### The exercise
Set the listing down again exactly, please, apart from its pictures.

### Source data
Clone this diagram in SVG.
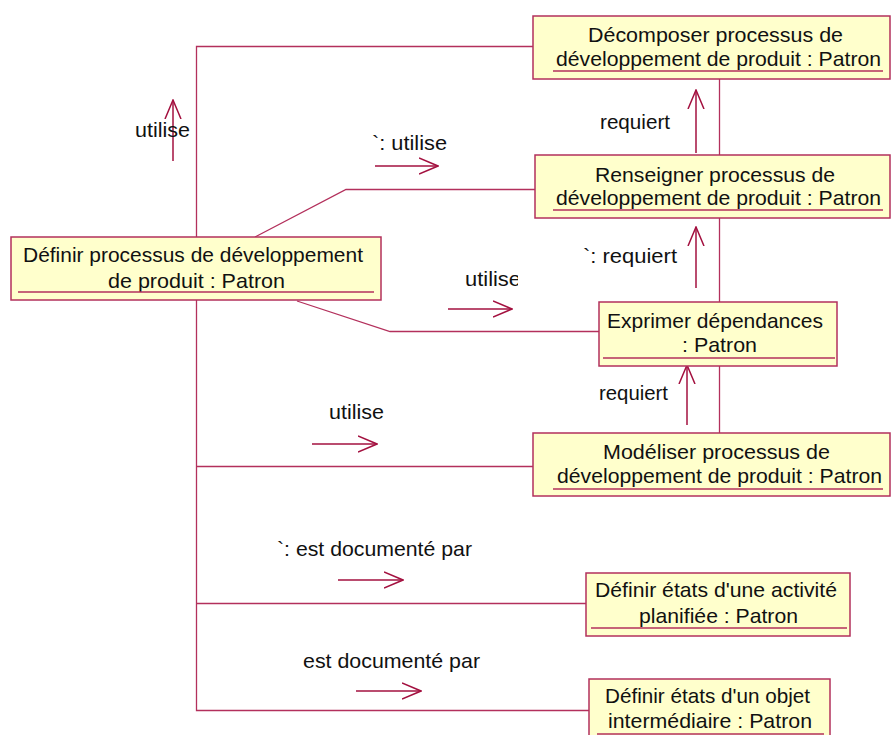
<svg xmlns="http://www.w3.org/2000/svg" width="891" height="735" viewBox="0 0 891 735">
<defs>
<style>
.box{fill:#ffffcc;stroke:#b3305c;stroke-width:1.5}
.ul{stroke:#b3305c;stroke-width:1.3}
.t{font-family:"Liberation Sans",Arial,sans-serif;font-size:21px;fill:#111}
.c{fill:none;stroke:#b3305c;stroke-width:1.3}
.ar{fill:none;stroke:#a3103f;stroke-width:1.5}
</style>
<marker id="oa" viewBox="0 0 20 18" refX="19" refY="9" markerWidth="20" markerHeight="18" markerUnits="userSpaceOnUse" orient="auto">
<path d="M0,1 L19,9 L0,17" fill="none" stroke="#a3103f" stroke-width="1.5"/>
</marker>
<clipPath id="clipU3"><rect x="440" y="260" width="78" height="40"/></clipPath>
</defs>
<rect width="891" height="735" fill="#ffffff"/>
<g id="connectors">
<path class="c" d="M196.5,237 V46.5 H533"/>
<path class="c" d="M255,237 L346,189.5 H535"/>
<path class="c" d="M297,301 L390,331.5 H599"/>
<path class="c" d="M196.5,300 V710.5 H589"/>
<path class="c" d="M196.5,466.5 H533"/>
<path class="c" d="M196.5,603.5 H586"/>
<path class="c" d="M719.5,79 V155"/>
<path class="c" d="M719.5,218 V302"/>
<path class="c" d="M719.5,366 V433"/>
<line class="ar" x1="173" y1="161" x2="173" y2="100" marker-end="url(#oa)"/>
<text class="t" x="135" y="137" textLength="55" lengthAdjust="spacingAndGlyphs">utilise</text>
<line class="ar" x1="375" y1="166" x2="438" y2="166" marker-end="url(#oa)"/>
<text class="t" x="372" y="150" textLength="75" lengthAdjust="spacingAndGlyphs">`: utilise</text>
<line class="ar" x1="448" y1="309" x2="512" y2="309" marker-end="url(#oa)"/>
<text class="t" x="465" y="286" textLength="56" lengthAdjust="spacingAndGlyphs" clip-path="url(#clipU3)">utilise</text>
<line class="ar" x1="312" y1="444" x2="377" y2="444" marker-end="url(#oa)"/>
<text class="t" x="329" y="419" textLength="55" lengthAdjust="spacingAndGlyphs">utilise</text>
<line class="ar" x1="696" y1="153" x2="696" y2="90" marker-end="url(#oa)"/>
<text class="t" x="600" y="129" textLength="70" lengthAdjust="spacingAndGlyphs">requiert</text>
<line class="ar" x1="696" y1="288" x2="696" y2="227" marker-end="url(#oa)"/>
<text class="t" x="583" y="263" textLength="94" lengthAdjust="spacingAndGlyphs">`: requiert</text>
<line class="ar" x1="687" y1="425" x2="687" y2="365" marker-end="url(#oa)"/>
<text class="t" x="599" y="400" textLength="69" lengthAdjust="spacingAndGlyphs">requiert</text>
<line class="ar" x1="338" y1="580" x2="403" y2="580" marker-end="url(#oa)"/>
<text class="t" x="277" y="556" textLength="195" lengthAdjust="spacingAndGlyphs">`: est documenté par</text>
<line class="ar" x1="356" y1="691" x2="421" y2="691" marker-end="url(#oa)"/>
<text class="t" x="303" y="668" textLength="177" lengthAdjust="spacingAndGlyphs">est documenté par</text>
</g>
<g id="n1">
<rect class="box" x="533" y="16" width="357" height="63"/>
<text class="t" x="588" y="42" textLength="255" lengthAdjust="spacingAndGlyphs">Décomposer processus de</text>
<text class="t" x="556" y="66" textLength="325" lengthAdjust="spacingAndGlyphs">développement de produit : Patron</text>
<line class="ul" x1="553" y1="71" x2="883" y2="71"/>
</g>
<g id="n2">
<rect class="box" x="535" y="155" width="355" height="63"/>
<text class="t" x="595" y="182" textLength="240" lengthAdjust="spacingAndGlyphs">Renseigner processus de</text>
<text class="t" x="556" y="205" textLength="325" lengthAdjust="spacingAndGlyphs">développement de produit : Patron</text>
<line class="ul" x1="553" y1="210" x2="883" y2="210"/>
</g>
<g id="n3">
<rect class="box" x="11" y="237" width="370" height="63"/>
<text class="t" x="23" y="262" textLength="340" lengthAdjust="spacingAndGlyphs">Définir processus de développement</text>
<text class="t" x="108" y="288" textLength="177" lengthAdjust="spacingAndGlyphs">de produit : Patron</text>
<line class="ul" x1="18" y1="292" x2="374" y2="292"/>
</g>
<g id="n4">
<rect class="box" x="599" y="302" width="238" height="64"/>
<text class="t" x="607" y="328" textLength="216" lengthAdjust="spacingAndGlyphs">Exprimer dépendances</text>
<text class="t" x="682" y="352" textLength="75" lengthAdjust="spacingAndGlyphs">: Patron</text>
<line class="ul" x1="603" y1="358" x2="835" y2="358"/>
</g>
<g id="n5">
<rect class="box" x="533" y="433" width="357" height="63"/>
<text class="t" x="603" y="459" textLength="227" lengthAdjust="spacingAndGlyphs">Modéliser processus de</text>
<text class="t" x="557" y="483" textLength="325" lengthAdjust="spacingAndGlyphs">développement de produit : Patron</text>
<line class="ul" x1="553" y1="489" x2="883" y2="489"/>
</g>
<g id="n6">
<rect class="box" x="586" y="573" width="264" height="63"/>
<text class="t" x="595" y="597" textLength="242" lengthAdjust="spacingAndGlyphs">Définir états d'une activité</text>
<text class="t" x="639" y="623" textLength="159" lengthAdjust="spacingAndGlyphs">planifiée : Patron</text>
<line class="ul" x1="591" y1="628" x2="847" y2="628"/>
</g>
<g id="n7">
<rect class="box" x="589" y="679" width="241" height="63"/>
<text class="t" x="605" y="703" textLength="205" lengthAdjust="spacingAndGlyphs">Définir états d'un objet</text>
<text class="t" x="608" y="728" textLength="204" lengthAdjust="spacingAndGlyphs">intermédiaire : Patron</text>
<line class="ul" x1="597" y1="734" x2="824" y2="734"/>
</g>
</svg>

### Exercise result
Clone this diagram in SVG.
<svg xmlns="http://www.w3.org/2000/svg" width="891" height="735" viewBox="0 0 891 735">
<defs>
<style>
.box{fill:#ffffcc;stroke:#b3305c;stroke-width:1.5}
.ul{stroke:#b3305c;stroke-width:1.3}
.t{font-family:"Liberation Sans",Arial,sans-serif;font-size:21px;fill:#111}
.c{fill:none;stroke:#b3305c;stroke-width:1.3}
.ar{fill:none;stroke:#a3103f;stroke-width:1.5}
</style>
<marker id="oa" viewBox="0 0 20 18" refX="19" refY="9" markerWidth="20" markerHeight="18" markerUnits="userSpaceOnUse" orient="auto">
<path d="M0,1 L19,9 L0,17" fill="none" stroke="#a3103f" stroke-width="1.5"/>
</marker>
<clipPath id="clipU3"><rect x="440" y="260" width="78" height="40"/></clipPath>
</defs>
<rect width="891" height="735" fill="#ffffff"/>
<g id="connectors">
<path class="c" d="M196.5,237 V46.5 H533"/>
<path class="c" d="M255,237 L346,189.5 H535"/>
<path class="c" d="M297,301 L390,331.5 H599"/>
<path class="c" d="M196.5,300 V710.5 H589"/>
<path class="c" d="M196.5,466.5 H533"/>
<path class="c" d="M196.5,603.5 H586"/>
<path class="c" d="M719.5,79 V155"/>
<path class="c" d="M719.5,218 V302"/>
<path class="c" d="M719.5,366 V433"/>
<line class="ar" x1="173" y1="161" x2="173" y2="100" marker-end="url(#oa)"/>
<text class="t" x="135" y="137" textLength="55" lengthAdjust="spacingAndGlyphs">utilise</text>
<line class="ar" x1="375" y1="166" x2="438" y2="166" marker-end="url(#oa)"/>
<text class="t" x="372" y="150" textLength="75" lengthAdjust="spacingAndGlyphs">`: utilise</text>
<line class="ar" x1="448" y1="309" x2="512" y2="309" marker-end="url(#oa)"/>
<text class="t" x="465" y="286" textLength="56" lengthAdjust="spacingAndGlyphs" clip-path="url(#clipU3)">utilise</text>
<line class="ar" x1="312" y1="444" x2="377" y2="444" marker-end="url(#oa)"/>
<text class="t" x="329" y="419" textLength="55" lengthAdjust="spacingAndGlyphs">utilise</text>
<line class="ar" x1="696" y1="153" x2="696" y2="90" marker-end="url(#oa)"/>
<text class="t" x="600" y="129" textLength="70" lengthAdjust="spacingAndGlyphs">requiert</text>
<line class="ar" x1="696" y1="288" x2="696" y2="227" marker-end="url(#oa)"/>
<text class="t" x="583" y="263" textLength="94" lengthAdjust="spacingAndGlyphs">`: requiert</text>
<line class="ar" x1="687" y1="425" x2="687" y2="365" marker-end="url(#oa)"/>
<text class="t" x="599" y="400" textLength="69" lengthAdjust="spacingAndGlyphs">requiert</text>
<line class="ar" x1="338" y1="580" x2="403" y2="580" marker-end="url(#oa)"/>
<text class="t" x="277" y="556" textLength="195" lengthAdjust="spacingAndGlyphs">`: est documenté par</text>
<line class="ar" x1="356" y1="691" x2="421" y2="691" marker-end="url(#oa)"/>
<text class="t" x="303" y="668" textLength="177" lengthAdjust="spacingAndGlyphs">est documenté par</text>
</g>
<g id="n1">
<rect class="box" x="533" y="16" width="357" height="63"/>
<text class="t" x="588" y="42" textLength="255" lengthAdjust="spacingAndGlyphs">Décomposer processus de</text>
<text class="t" x="556" y="66" textLength="325" lengthAdjust="spacingAndGlyphs">développement de produit : Patron</text>
<line class="ul" x1="553" y1="71" x2="883" y2="71"/>
</g>
<g id="n2">
<rect class="box" x="535" y="155" width="355" height="63"/>
<text class="t" x="595" y="182" textLength="240" lengthAdjust="spacingAndGlyphs">Renseigner processus de</text>
<text class="t" x="556" y="205" textLength="325" lengthAdjust="spacingAndGlyphs">développement de produit : Patron</text>
<line class="ul" x1="553" y1="210" x2="883" y2="210"/>
</g>
<g id="n3">
<rect class="box" x="11" y="237" width="370" height="63"/>
<text class="t" x="23" y="262" textLength="340" lengthAdjust="spacingAndGlyphs">Définir processus de développement</text>
<text class="t" x="108" y="288" textLength="177" lengthAdjust="spacingAndGlyphs">de produit : Patron</text>
<line class="ul" x1="18" y1="292" x2="374" y2="292"/>
</g>
<g id="n4">
<rect class="box" x="599" y="302" width="238" height="64"/>
<text class="t" x="607" y="328" textLength="216" lengthAdjust="spacingAndGlyphs">Exprimer dépendances</text>
<text class="t" x="682" y="352" textLength="75" lengthAdjust="spacingAndGlyphs">: Patron</text>
<line class="ul" x1="603" y1="358" x2="835" y2="358"/>
</g>
<g id="n5">
<rect class="box" x="533" y="433" width="357" height="63"/>
<text class="t" x="603" y="459" textLength="227" lengthAdjust="spacingAndGlyphs">Modéliser processus de</text>
<text class="t" x="557" y="483" textLength="325" lengthAdjust="spacingAndGlyphs">développement de produit : Patron</text>
<line class="ul" x1="553" y1="489" x2="883" y2="489"/>
</g>
<g id="n6">
<rect class="box" x="586" y="573" width="264" height="63"/>
<text class="t" x="595" y="597" textLength="242" lengthAdjust="spacingAndGlyphs">Définir états d'une activité</text>
<text class="t" x="639" y="623" textLength="159" lengthAdjust="spacingAndGlyphs">planifiée : Patron</text>
<line class="ul" x1="591" y1="628" x2="847" y2="628"/>
</g>
<g id="n7">
<rect class="box" x="589" y="679" width="241" height="63"/>
<text class="t" x="605" y="703" textLength="205" lengthAdjust="spacingAndGlyphs">Définir états d'un objet</text>
<text class="t" x="608" y="728" textLength="204" lengthAdjust="spacingAndGlyphs">intermédiaire : Patron</text>
<line class="ul" x1="597" y1="734" x2="824" y2="734"/>
</g>
</svg>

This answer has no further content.